Bercy craint que les incertitudes actuelles se prolongent en raison de la spirale récessive, poussant les Français/es à conserver leur épargne de précaution et à ne pas la dépenser à la sortie du confinement. Malgré la baisse du taux de rendement du Livret A de 0,75 % à 0,5 % décidée par le ministère de l’Économie en février, la dynamique ne s’est pas endiguée, au contraire.

Ce n’est pas l’exemple de la Chine qui va apaiser nos technocrates inquiets. Après le déconfinement, les chinois ne se sont pas laissé aller au « revenge shopping » (la frénésie des dépenses postconfinement) et la consommation reste timide. Pas de quoi rassurer Bruno Le Maire qui voit dans l’épargne à outrance un danger pour le financement de l’économie et de la relance.

Paradoxalement, la hausse de l’épargne coïncide avec la volatilité des marchés boursiers qui voient leurs cours baisser ces dernières semaines. Dans une tribune publiée par Boursier.com, Philippe Crevel, directeur du Cercle de l’Épargne, écrit : « Le temps est venu, pour les épargnants qui le peuvent et qui ont de l’appétence pour une prise de risques, d’investir. » Reste que ceux qui peuvent investir sont avant tout des CSP + et que la majorité des Français/es ne peuvent se le permettre.
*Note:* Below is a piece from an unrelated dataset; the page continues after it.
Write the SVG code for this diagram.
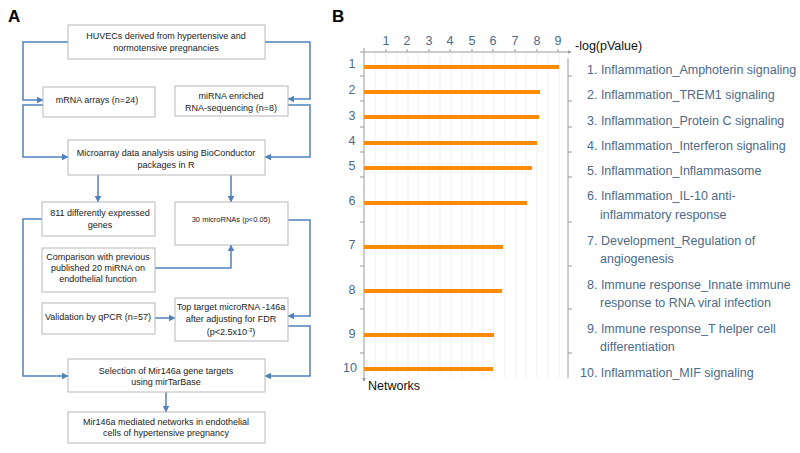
<svg xmlns="http://www.w3.org/2000/svg" width="800" height="453" viewBox="0 0 800 453">
<style>
.box{fill:#fff;stroke:#b8b8b8;stroke-width:1}
.bt{font-family:"Liberation Sans",Arial,sans-serif;font-size:9px;fill:#222;text-anchor:middle}
.con{fill:none;stroke:#4f81bd;stroke-width:1.5}
.pl{font-family:"Liberation Sans",Arial,sans-serif;font-size:17px;font-weight:bold;fill:#000}
.ax{font-family:"Liberation Sans",Arial,sans-serif;font-size:12.5px;fill:#4d6a87}
.lab{font-family:"Liberation Sans",Arial,sans-serif;font-size:12.5px;fill:#4d6a87}
.axl{stroke:#9a9a9a;stroke-width:1;fill:none}
.grid{stroke:#efefef;stroke-width:1}
.bar{stroke:#ff8c00;stroke-width:4}
</style>
<defs>
<marker id="ah" viewBox="0 0 6 6" refX="5.5" refY="3" markerWidth="4.5" markerHeight="4.5" orient="auto"><path d="M0,0 L6,3 L0,6 z" fill="#4f81bd"/></marker>
<marker id="ga" viewBox="0 0 6 6" refX="5" refY="3" markerWidth="4" markerHeight="4" orient="auto"><path d="M0,0 L6,3 L0,6 z" fill="#9a9a9a"/></marker>
</defs>
<text class="pl" x="8" y="22">A</text>
<text class="pl" x="332" y="22">B</text>
<g id="connectors">
<path class="con" marker-end="url(#ah)" d="M68,42 H23 V100 H43"/>
<path class="con" marker-end="url(#ah)" d="M265,42 H310 V99 H288"/>
<path class="con" marker-end="url(#ah)" d="M43,105 H23 V157 H68"/>
<path class="con" marker-end="url(#ah)" d="M288,105 H310 V157 H265"/>
<path class="con" marker-end="url(#ah)" d="M98,175 V202"/>
<path class="con" marker-end="url(#ah)" d="M231,175 V202"/>
<path class="con" marker-end="url(#ah)" d="M42,219 H23 V376 H68"/>
<path class="con" marker-end="url(#ah)" d="M288,220 H310 V316 H288"/>
<path class="con" marker-end="url(#ah)" d="M155,268 H231 V245"/>
<path class="con" marker-end="url(#ah)" d="M155,318 H175"/>
<path class="con" marker-end="url(#ah)" d="M288,326 H310 V376 H265"/>
<path class="con" marker-end="url(#ah)" d="M166,392 V412"/>
</g>
<g id="n_huvec"><rect class="box" x="68" y="25" width="197" height="34"/><text class="bt" x="166" y="39">HUVECs derived from hypertensive and</text><text class="bt" x="166" y="51">normotensive pregnancies</text></g>
<g id="n_mrna"><rect class="box" x="43" y="87" width="112" height="30"/><text class="bt" x="97" y="103">mRNA arrays (n=24)</text></g>
<g id="n_mirna"><rect class="box" x="175" y="86" width="113" height="30"/><text class="bt" x="231" y="99">miRNA enriched</text><text class="bt" x="231" y="111">RNA-sequencing (n=8)</text></g>
<g id="n_micro"><rect class="box" x="68" y="140" width="197" height="35"/><text class="bt" x="166" y="156">Microarray data analysis using  BioConductor</text><text class="bt" x="166" y="168">packages in R</text></g>
<g id="n_811"><rect class="box" x="42" y="202" width="113" height="34"/><text class="bt" x="100" y="216">811 differently expressed</text><text class="bt" x="100" y="228">genes</text></g>
<g id="n_30"><rect class="box" x="175" y="202" width="113" height="43"/><text class="bt" x="231" y="222" style="font-size:7.5px">30 microRNAs (p&lt;0.05)</text></g>
<g id="n_comp"><rect class="box" x="42" y="248" width="113" height="44"/><text class="bt" x="98" y="260">Comparison with previous</text><text class="bt" x="98" y="271">published 20 miRNA on</text><text class="bt" x="98" y="282">endothelial function</text></g>
<g id="n_valid"><rect class="box" x="42" y="303" width="113" height="31"/><text class="bt" x="98" y="320">Validation by qPCR (n=57)</text></g>
<g id="n_top"><rect class="box" x="175" y="298" width="113" height="43"/><text class="bt" x="231" y="310">Top target microRNA -146a</text><text class="bt" x="231" y="322">after adjusting for FDR</text><text class="bt" x="231" y="335">(p&lt;2.5x10<tspan dy="-3" style="font-size:6px">-3</tspan><tspan dy="3">)</tspan></text></g>
<g id="n_sel"><rect class="box" x="68" y="359" width="197" height="33"/><text class="bt" x="166" y="374">Selection of Mir146a gene targets</text><text class="bt" x="166" y="385">using mirTarBase</text></g>
<g id="n_net"><rect class="box" x="68" y="412" width="197" height="31"/><text class="bt" x="166" y="425">Mir146a mediated networks in endothelial</text><text class="bt" x="166" y="436">cells of hypertensive pregnancy</text></g>
<g id="chart">
<g id="grid">
<line class="grid" x1="375" y1="53" x2="375" y2="378"/><line class="grid" x1="386" y1="53" x2="386" y2="378"/><line class="grid" x1="397" y1="53" x2="397" y2="378"/><line class="grid" x1="408" y1="53" x2="408" y2="378"/><line class="grid" x1="418" y1="53" x2="418" y2="378"/><line class="grid" x1="429" y1="53" x2="429" y2="378"/><line class="grid" x1="440" y1="53" x2="440" y2="378"/><line class="grid" x1="451" y1="53" x2="451" y2="378"/><line class="grid" x1="462" y1="53" x2="462" y2="378"/><line class="grid" x1="472" y1="53" x2="472" y2="378"/><line class="grid" x1="483" y1="53" x2="483" y2="378"/><line class="grid" x1="494" y1="53" x2="494" y2="378"/><line class="grid" x1="505" y1="53" x2="505" y2="378"/><line class="grid" x1="516" y1="53" x2="516" y2="378"/><line class="grid" x1="526" y1="53" x2="526" y2="378"/><line class="grid" x1="537" y1="53" x2="537" y2="378"/><line class="grid" x1="548" y1="53" x2="548" y2="378"/><line class="grid" x1="559" y1="53" x2="559" y2="378"/>
</g>
<path class="axl" d="M360,52 H571" marker-end="url(#ga)"/>
<path class="axl" d="M364,48 V381" marker-end="url(#ga)"/>
<path class="axl" d="M568,58 V378 M386,52 V49 M407,52 V49 M429,52 V49 M450,52 V49 M472,52 V49 M493,52 V49 M515,52 V49 M537,52 V49 M558,52 V49 M360,76 H364 M360,101 H364 M360,127 H364 M360,152 H364 M360,177 H364 M360,222 H364 M360,266 H364 M360,309 H364 M360,353 H364 M568,76 H572 M568,101 H572 M568,127 H572 M568,152 H572 M568,177 H572 M568,222 H572 M568,266 H572 M568,309 H572 M568,353 H572"/>
<g class="ax" text-anchor="middle">
<text x="386" y="45">1</text><text x="407" y="45">2</text><text x="429" y="45">3</text><text x="450" y="45">4</text><text x="472" y="45">5</text><text x="493" y="45">6</text><text x="515" y="45">7</text><text x="537" y="45">8</text><text x="558" y="45">9</text>
</g>
<g class="ax" text-anchor="middle">
<text x="352" y="68">1</text><text x="352" y="94">2</text><text x="352" y="120">3</text><text x="352" y="145">4</text><text x="352" y="170">5</text><text x="352" y="205">6</text><text x="352" y="249">7</text><text x="352" y="294">8</text><text x="352" y="338">9</text><text x="350" y="372">10</text>
</g>
<text x="575" y="50" style="font-family:'Liberation Sans',Arial,sans-serif;font-size:12.5px;fill:#111">-log(pValue)</text>
<text x="368" y="390" style="font-family:'Liberation Sans',Arial,sans-serif;font-size:12.5px;fill:#111">Networks</text>
<g id="bars">
<line class="bar" x1="364" y1="67" x2="559" y2="67"/>
<line class="bar" x1="364" y1="92" x2="540" y2="92"/>
<line class="bar" x1="364" y1="117" x2="539" y2="117"/>
<line class="bar" x1="364" y1="143" x2="537" y2="143"/>
<line class="bar" x1="364" y1="168" x2="532" y2="168"/>
<line class="bar" x1="364" y1="203" x2="527" y2="203"/>
<line class="bar" x1="364" y1="247" x2="503" y2="247"/>
<line class="bar" x1="364" y1="291" x2="502" y2="291"/>
<line class="bar" x1="364" y1="335" x2="494" y2="335"/>
<line class="bar" x1="364" y1="369" x2="493" y2="369"/>
</g>
<g class="lab">
<text x="587" y="74">1. Inflammation_Amphoterin signaling</text>
<text x="587" y="99">2. Inflammation_TREM1 signaling</text>
<text x="587" y="125">3. Inflammation_Protein C signaling</text>
<text x="587" y="150">4. Inflammation_Interferon signaling</text>
<text x="587" y="175">5. Inflammation_Inflammasome</text>
<text x="587" y="200">6. Inflammation_IL-10 anti-</text>
<text x="600" y="219">inflammatory response</text>
<text x="587" y="245">7. Development_Regulation of</text>
<text x="600" y="263">angiogenesis</text>
<text x="587" y="289">8. Immune response_Innate immune</text>
<text x="600" y="307">response to RNA viral infection</text>
<text x="587" y="333">9. Immune response_T helper cell</text>
<text x="600" y="351">differentiation</text>
<text x="580" y="377">10. Inflammation_MIF signaling</text>
</g>
</g>
</svg>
Hors le Livret A, bien peu de solutions de meilleur rendement existent, ce qui explique l’engouement pour cette épargne à tout moment accessible.

Sarah Le Gouez se permet une référence bien sentie : « Pour la relance de la consommation, tout dépendra de l’ampleur et de la durée de la crise, mais face à une situation incertaine les Français/es ont plus tendance à faire la fourmi que la cigale. » Il faudra sans doute attendre cet été puis la rentrée de septembre pour voir la consommation repartir. À l’instar du secteur du tourisme, qui prévoit que la destination France sera privilégiée par les autochtones pour leurs vacances d’été.